Source code of charts
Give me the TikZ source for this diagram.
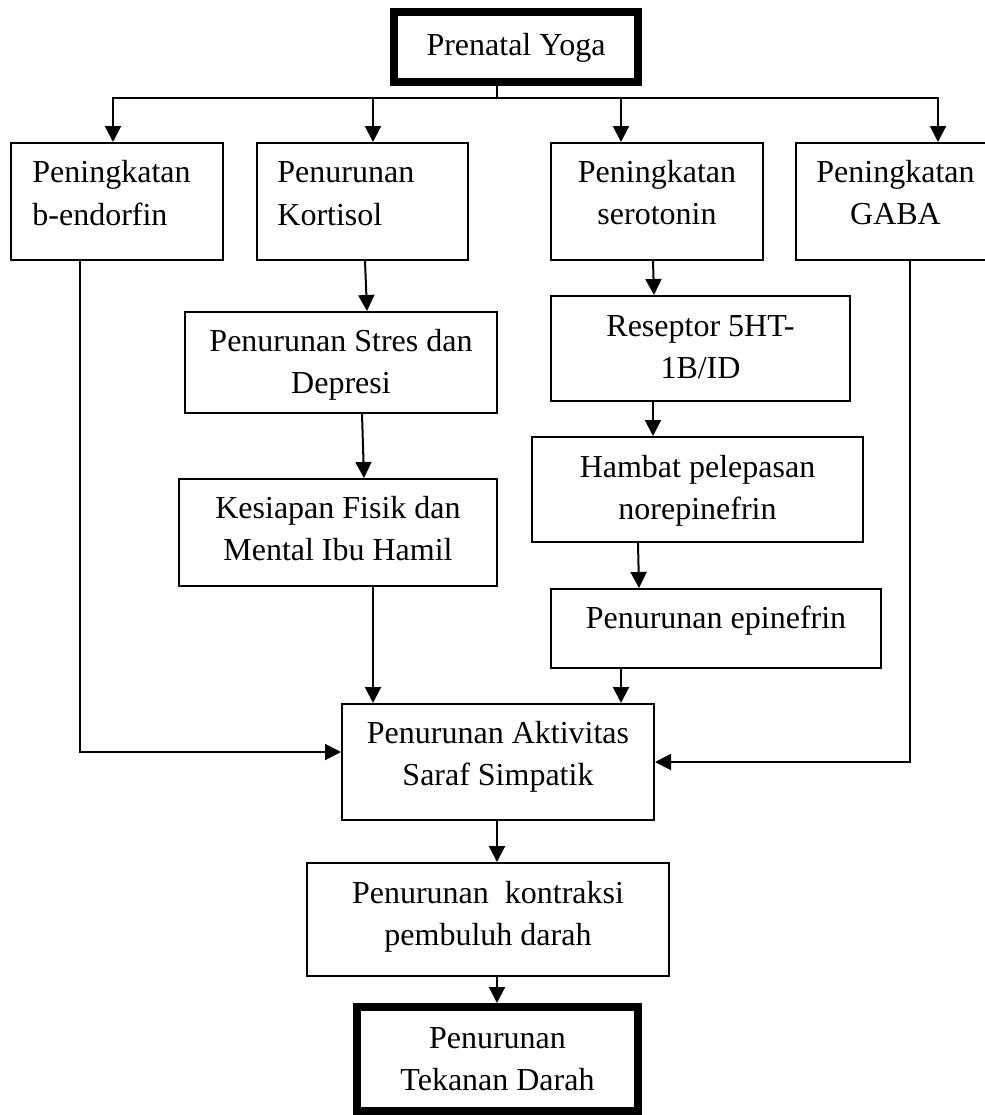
\documentclass[tikz,border=0pt]{standalone}
\usepackage{fontspec}
\setmainfont{Liberation Serif}
\usetikzlibrary{arrows.meta,calc}
\begin{document}
\begin{tikzpicture}[x=0.5pt,y=-0.5pt,
  box/.style={draw, line width=1pt, inner sep=0pt},
  thickbox/.style={draw, line width=4pt, inner sep=0pt},
  txt/.style={font=\fontsize{16}{21}\selectfont, align=center, anchor=base, inner sep=0pt},
  ltxt/.style={font=\fontsize{16}{21.5}\selectfont, align=left, anchor=base west, inner sep=0pt},
  arr/.style={line width=1pt, -{Triangle[length=8pt,width=8pt]}},
  ln/.style={line width=1pt, line cap=rect}]
\useasboundingbox (0,0) rectangle (985,1115);
\fill[white] (0,0) rectangle (985,1115);

% boxes
\node[thickbox, minimum width=122pt, minimum height=35pt] (yoga) at (516,47) {};
\node[box, minimum width=106pt, minimum height=58.5pt] (b1) at (117,201.5) {};
\node[box, minimum width=105.5pt, minimum height=58.5pt] (b2) at (362.5,201.5) {};
\node[box, minimum width=106pt, minimum height=58.5pt] (b3) at (657,201.5) {};
\node[box, minimum width=99.5pt, minimum height=58.5pt] (b4) at (895.5,201.5) {};
\node[box, minimum width=156pt, minimum height=50.5pt] (stres) at (341,362.5) {};
\node[box, minimum width=159pt, minimum height=53.5pt] (kes) at (338,532.5) {};
\node[box, minimum width=149.5pt, minimum height=52.5pt] (res) at (700.5,348.5) {};
\node[box, minimum width=165.5pt, minimum height=52.5pt] (ham) at (697.5,489.5) {};
\node[box, minimum width=165pt, minimum height=39.5pt] (epi) at (716,628.5) {};
\node[box, minimum width=156pt, minimum height=58pt] (akt) at (498,762) {};
\node[box, minimum width=181pt, minimum height=56.5pt] (kon) at (488,919.5) {};
\node[thickbox, minimum width=140.5pt, minimum height=52pt] (tek) at (497.5,1059) {};

% texts (anchor base = baseline of last line)
\node[txt] (tyoga) at (516,55) {Prenatal Yoga};
\node[ltxt] (tb1) at (32,225) {Peningkatan\\b-endorfin};
\node[ltxt] (tb2) at (277,225) {Penurunan\\Kortisol};
\node[txt] (tb3) at (657,224) {Peningkatan\\serotonin};
\node[txt] (tb4) at (895.5,224) {Peningkatan\\GABA};
\node[txt] (tstres) at (341,393) {Penurunan Stres dan\\Depresi};
\node[txt] (tkes) at (338,560) {Kesiapan Fisik dan\\Mental Ibu Hamil};
\node[txt] (tres) at (700.5,378) {Reseptor 5HT-\\1B/ID};
\node[txt] (tham) at (697.5,519) {Hambat pelepasan\\norepinefrin};
\node[txt] (tepi) at (716,628) {Penurunan epinefrin};
\node[txt] (takt) at (498,785) {Penurunan Aktivitas\\Saraf Simpatik};
\node[txt] (tkon) at (488,945) {Penurunan~ kontraksi\\pembuluh darah};
\node[txt] (ttek) at (497.5,1090) {Penurunan\\Tekanan Darah};

% top distribution
\coordinate (j) at (497,98);
\coordinate (h1) at (113,98);
\coordinate (h2) at (373,98);
\coordinate (h3) at (621,98);
\coordinate (h4) at (938,98);
\draw[ln] (yoga.south -| j) -- (j);
\draw[ln] (h1) -- (h4);
\draw[arr] (h1) -- (h1 |- b1.north);
\draw[arr] (h2) -- (h2 |- b2.north);
\draw[arr] (h3) -- (h3 |- b3.north);
\draw[arr] (h4) -- (h4 |- b4.north);

% left chain
\draw[arr] ($(b2.south)+(2.5,0)$) -- ($(stres.north)+(26,0)$);
\draw[arr] ($(stres.south)+(21,0)$) -- ($(kes.north)+(26,0)$);
\draw[arr] ($(kes.south)+(35,0)$) coordinate (t1) -- (t1 |- akt.north);

% right chain
\draw[arr] ($(b3.south)+(-4,0)$) -- ($(res.north)+(-46.5,0)$);
\draw[arr] ($(res.south)+(-47.5,0)$) -- ($(ham.north)+(-44.5,0)$);
\draw[arr] ($(ham.south)+(-59.5,0)$) -- ($(epi.north)+(-77,0)$);
\draw[arr] ($(epi.south)+(-95,0)$) coordinate (t2) -- (t2 |- akt.north);

% side branches
\draw[arr] ($(b1.south)+(-37,0)$) |- ($(akt.west)+(0,-10)$);
\draw[arr] ($(b4.south)+(14.5,0)$) |- (akt.east);

% bottom chain
\draw[arr] ($(akt.south)+(-1,0)$) coordinate (t3) -- (t3 |- kon.north);
\draw[arr] ($(kon.south)+(9,0)$) coordinate (t4) -- (t4 |- tek.north);
\end{tikzpicture}
\end{document}
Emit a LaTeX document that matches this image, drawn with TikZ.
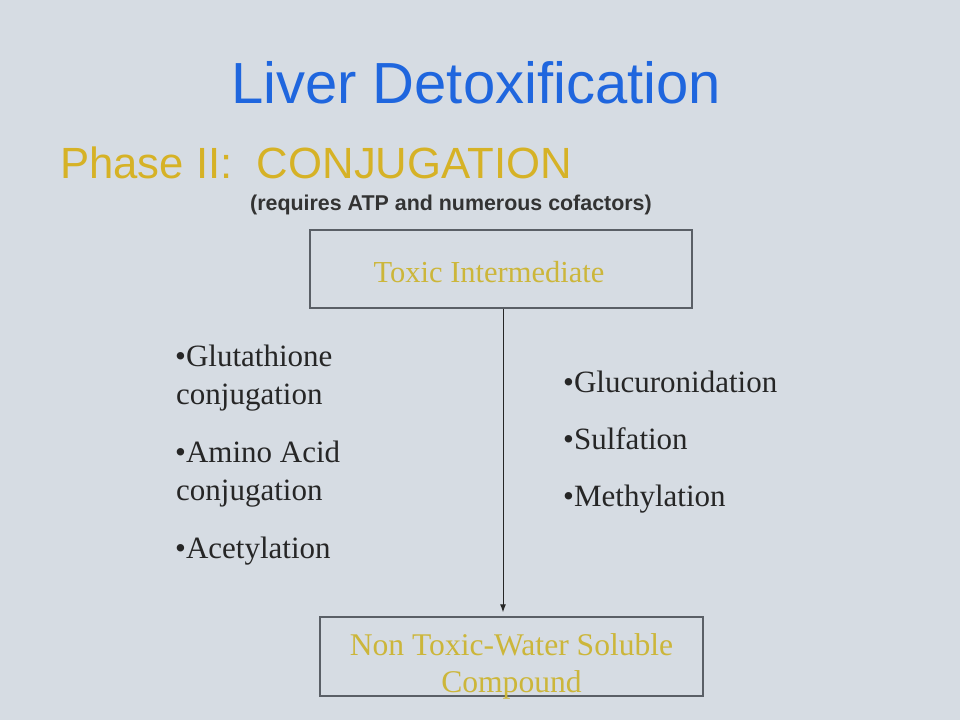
\documentclass[tikz,border=0pt]{standalone}
\usepackage{fontspec}
\setmainfont{Liberation Serif}
\newfontfamily\arialf{Liberation Sans}
\usetikzlibrary{arrows.meta}
\definecolor{bgc}{HTML}{D6DCE3}
\definecolor{titleblue}{HTML}{1F66DE}
\definecolor{phasegold}{HTML}{D6B226}
\definecolor{boxgold}{HTML}{CCB63A}
\definecolor{boxline}{HTML}{5A5F66}
\definecolor{subgray}{HTML}{333333}
\definecolor{itemc}{HTML}{262626}
\begin{document}
\begin{tikzpicture}[x=1pt,y=-1pt,
  item/.style={anchor=base west, inner sep=0pt, text=itemc, font=\fontsize{31}{37}\selectfont},
  boxnode/.style={draw=boxline, line width=1.4pt, inner sep=0pt, text=boxgold, font=\fontsize{30.5}{37}\selectfont},
  flow/.style={draw=black!85, line width=1pt, -{Latex[length=8pt,width=6pt]}, shorten >=4pt}]
\fill[bgc] (0,0) rectangle (960,720);
\useasboundingbox (0,0) rectangle (960,720);
% titles
\node[anchor=base, inner sep=0pt, text=titleblue, font=\arialf\fontsize{58}{62}\selectfont] (title) at (476,103) {Liver Detoxification};
\node[anchor=base west, inner sep=0pt, text=phasegold, font=\arialf\fontsize{43.7}{48}\selectfont] (phase) at (60,178) {Phase II:\ \ CONJUGATION};
\node[anchor=base west, inner sep=0pt, text=subgray, font=\arialf\bfseries\fontsize{21.4}{24}\selectfont] (req) at (250,210) {(requires ATP and numerous cofactors)};
% boxes
\node[boxnode, minimum width=382pt, minimum height=78pt] (tox) at (501,269) {\raisebox{-3pt}[\height][\depth]{Toxic Intermediate\hspace*{24pt}}};
\node[boxnode, minimum width=383pt, minimum height=79pt] (ntx) at (511.5,656.5) {\raisebox{-10pt}[\height][\depth]{\fontsize{31.6}{37.5}\selectfont\begin{tabular}{@{}c@{}}Non Toxic-Water Soluble\\Compound\end{tabular}}};
\coordinate (ax) at (503,0);
\draw[flow] (tox.south -| ax) -- (ntx.north -| ax);
% left list
\node[item] (g1) at (175,366) {•Glutathione};
\node[item] (g2) at (176,404) {conjugation};
\node[item] (a1) at (175,462) {•Amino Acid};
\node[item] (a2) at (176,500) {conjugation};
\node[item] (ac) at (175,558) {•Acetylation};
% right list
\node[item] (gl) at (563,392) {•Glucuronidation};
\node[item] (su) at (563,449) {•Sulfation};
\node[item] (me) at (563,506) {•Methylation};
\end{tikzpicture}
\end{document}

= AIM OF THE TASK =
In your copy, repeat each record exactly and include no pictures.

= TASK RESPONSE =
Give me the TikZ source for this diagram.
\documentclass[tikz,border=0pt]{standalone}
\usepackage{fontspec}
\setmainfont{Liberation Serif}
\usetikzlibrary{arrows.meta,calc}
\begin{document}
\begin{tikzpicture}[x=0.5pt,y=-0.5pt,
  box/.style={draw, line width=1pt, inner sep=0pt},
  thickbox/.style={draw, line width=4pt, inner sep=0pt},
  txt/.style={font=\fontsize{16}{21}\selectfont, align=center, anchor=base, inner sep=0pt},
  ltxt/.style={font=\fontsize{16}{21.5}\selectfont, align=left, anchor=base west, inner sep=0pt},
  arr/.style={line width=1pt, -{Triangle[length=8pt,width=8pt]}},
  ln/.style={line width=1pt, line cap=rect}]
\useasboundingbox (0,0) rectangle (985,1115);
\fill[white] (0,0) rectangle (985,1115);

% boxes
\node[thickbox, minimum width=122pt, minimum height=35pt] (yoga) at (516,47) {};
\node[box, minimum width=106pt, minimum height=58.5pt] (b1) at (117,201.5) {};
\node[box, minimum width=105.5pt, minimum height=58.5pt] (b2) at (362.5,201.5) {};
\node[box, minimum width=106pt, minimum height=58.5pt] (b3) at (657,201.5) {};
\node[box, minimum width=99.5pt, minimum height=58.5pt] (b4) at (895.5,201.5) {};
\node[box, minimum width=156pt, minimum height=50.5pt] (stres) at (341,362.5) {};
\node[box, minimum width=159pt, minimum height=53.5pt] (kes) at (338,532.5) {};
\node[box, minimum width=149.5pt, minimum height=52.5pt] (res) at (700.5,348.5) {};
\node[box, minimum width=165.5pt, minimum height=52.5pt] (ham) at (697.5,489.5) {};
\node[box, minimum width=165pt, minimum height=39.5pt] (epi) at (716,628.5) {};
\node[box, minimum width=156pt, minimum height=58pt] (akt) at (498,762) {};
\node[box, minimum width=181pt, minimum height=56.5pt] (kon) at (488,919.5) {};
\node[thickbox, minimum width=140.5pt, minimum height=52pt] (tek) at (497.5,1059) {};

% texts (anchor base = baseline of last line)
\node[txt] (tyoga) at (516,55) {Prenatal Yoga};
\node[ltxt] (tb1) at (32,225) {Peningkatan\\b-endorfin};
\node[ltxt] (tb2) at (277,225) {Penurunan\\Kortisol};
\node[txt] (tb3) at (657,224) {Peningkatan\\serotonin};
\node[txt] (tb4) at (895.5,224) {Peningkatan\\GABA};
\node[txt] (tstres) at (341,393) {Penurunan Stres dan\\Depresi};
\node[txt] (tkes) at (338,560) {Kesiapan Fisik dan\\Mental Ibu Hamil};
\node[txt] (tres) at (700.5,378) {Reseptor 5HT-\\1B/ID};
\node[txt] (tham) at (697.5,519) {Hambat pelepasan\\norepinefrin};
\node[txt] (tepi) at (716,628) {Penurunan epinefrin};
\node[txt] (takt) at (498,785) {Penurunan Aktivitas\\Saraf Simpatik};
\node[txt] (tkon) at (488,945) {Penurunan~ kontraksi\\pembuluh darah};
\node[txt] (ttek) at (497.5,1090) {Penurunan\\Tekanan Darah};

% top distribution
\coordinate (j) at (497,98);
\coordinate (h1) at (113,98);
\coordinate (h2) at (373,98);
\coordinate (h3) at (621,98);
\coordinate (h4) at (938,98);
\draw[ln] (yoga.south -| j) -- (j);
\draw[ln] (h1) -- (h4);
\draw[arr] (h1) -- (h1 |- b1.north);
\draw[arr] (h2) -- (h2 |- b2.north);
\draw[arr] (h3) -- (h3 |- b3.north);
\draw[arr] (h4) -- (h4 |- b4.north);

% left chain
\draw[arr] ($(b2.south)+(2.5,0)$) -- ($(stres.north)+(26,0)$);
\draw[arr] ($(stres.south)+(21,0)$) -- ($(kes.north)+(26,0)$);
\draw[arr] ($(kes.south)+(35,0)$) coordinate (t1) -- (t1 |- akt.north);

% right chain
\draw[arr] ($(b3.south)+(-4,0)$) -- ($(res.north)+(-46.5,0)$);
\draw[arr] ($(res.south)+(-47.5,0)$) -- ($(ham.north)+(-44.5,0)$);
\draw[arr] ($(ham.south)+(-59.5,0)$) -- ($(epi.north)+(-77,0)$);
\draw[arr] ($(epi.south)+(-95,0)$) coordinate (t2) -- (t2 |- akt.north);

% side branches
\draw[arr] ($(b1.south)+(-37,0)$) |- ($(akt.west)+(0,-10)$);
\draw[arr] ($(b4.south)+(14.5,0)$) |- (akt.east);

% bottom chain
\draw[arr] ($(akt.south)+(-1,0)$) coordinate (t3) -- (t3 |- kon.north);
\draw[arr] ($(kon.south)+(9,0)$) coordinate (t4) -- (t4 |- tek.north);
\end{tikzpicture}
\end{document}
Emit a LaTeX document that matches this image, drawn with TikZ.
\documentclass[tikz,border=0pt]{standalone}
\usepackage{fontspec}
\setmainfont{Liberation Serif}
\newfontfamily\arialf{Liberation Sans}
\usetikzlibrary{arrows.meta}
\definecolor{bgc}{HTML}{D6DCE3}
\definecolor{titleblue}{HTML}{1F66DE}
\definecolor{phasegold}{HTML}{D6B226}
\definecolor{boxgold}{HTML}{CCB63A}
\definecolor{boxline}{HTML}{5A5F66}
\definecolor{subgray}{HTML}{333333}
\definecolor{itemc}{HTML}{262626}
\begin{document}
\begin{tikzpicture}[x=1pt,y=-1pt,
  item/.style={anchor=base west, inner sep=0pt, text=itemc, font=\fontsize{31}{37}\selectfont},
  boxnode/.style={draw=boxline, line width=1.4pt, inner sep=0pt, text=boxgold, font=\fontsize{30.5}{37}\selectfont},
  flow/.style={draw=black!85, line width=1pt, -{Latex[length=8pt,width=6pt]}, shorten >=4pt}]
\fill[bgc] (0,0) rectangle (960,720);
\useasboundingbox (0,0) rectangle (960,720);
% titles
\node[anchor=base, inner sep=0pt, text=titleblue, font=\arialf\fontsize{58}{62}\selectfont] (title) at (476,103) {Liver Detoxification};
\node[anchor=base west, inner sep=0pt, text=phasegold, font=\arialf\fontsize{43.7}{48}\selectfont] (phase) at (60,178) {Phase II:\ \ CONJUGATION};
\node[anchor=base west, inner sep=0pt, text=subgray, font=\arialf\bfseries\fontsize{21.4}{24}\selectfont] (req) at (250,210) {(requires ATP and numerous cofactors)};
% boxes
\node[boxnode, minimum width=382pt, minimum height=78pt] (tox) at (501,269) {\raisebox{-3pt}[\height][\depth]{Toxic Intermediate\hspace*{24pt}}};
\node[boxnode, minimum width=383pt, minimum height=79pt] (ntx) at (511.5,656.5) {\raisebox{-10pt}[\height][\depth]{\fontsize{31.6}{37.5}\selectfont\begin{tabular}{@{}c@{}}Non Toxic-Water Soluble\\Compound\end{tabular}}};
\coordinate (ax) at (503,0);
\draw[flow] (tox.south -| ax) -- (ntx.north -| ax);
% left list
\node[item] (g1) at (175,366) {•Glutathione};
\node[item] (g2) at (176,404) {conjugation};
\node[item] (a1) at (175,462) {•Amino Acid};
\node[item] (a2) at (176,500) {conjugation};
\node[item] (ac) at (175,558) {•Acetylation};
% right list
\node[item] (gl) at (563,392) {•Glucuronidation};
\node[item] (su) at (563,449) {•Sulfation};
\node[item] (me) at (563,506) {•Methylation};
\end{tikzpicture}
\end{document}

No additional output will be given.